Many 7/8th rigs do use running backstays and/or checkstays. Jeff H can weigh in on the many advantages (from a sail trim/shape perspective) that a fractional rig offers - in fact do a search and you'll find many excellent articles on the topic already here. As Paul mentions, smaller more manageable headsails and spinnakers is another 'advantage'.

Whether or not a frac rig uses runners is really a combination: of the intended purpose of the boat (ie racing vs cruising), the flexibility and structural properties of the mast section used, the arrangement of the spreaders and shrouds (ie swept vs in-line) and the interest of the owner in pulling "extra strings".
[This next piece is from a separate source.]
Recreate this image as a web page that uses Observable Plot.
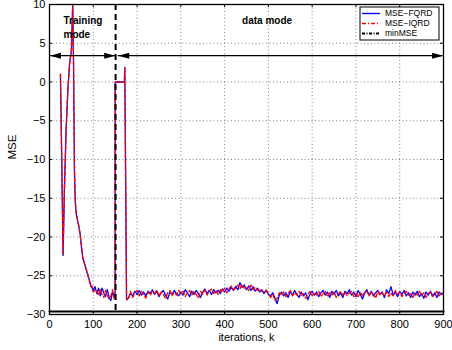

Many of the current crop of production fracs use varying degrees of spreader sweep angles to aid in supporting the mast section and prebend - and provide some forestay tension without runners. Hunter is most extreme here, with severely swept spreaders and the B&R diamond stay pattern. Beneteau and others are using more moderate sweep angles.

A stiff enough, strong enough mast section will not need runners for structural integrity, but performance will benefit by using runners to tension the forestay. With a bendy top section above the hounds cranking on the backstay will induce mast bend without necessarily adding to forestay tension. Here is where runners serve a good purpose, directly applying forestay tension, and contributing to the precise shape of mast bend in combination with the backstay.

When cruising, however, runners need to be handled on each tack, and while gybing they can really be problematic if the end up getting snagged on the wrong side of the sail. Our boat, a 3/4 frac with a relatively robust section, is rigged for runners. We have chosen not to use them at the obvious cost of pointing ability, but the advantage of simplicity.

Production boats today are built to simplify sailing (eg.. roller mains - which don't really like mast bend much) and so most of their rigs are designed to function without runners... that doesn't mean they wouldn't benefit performance-wise from adding them.


----------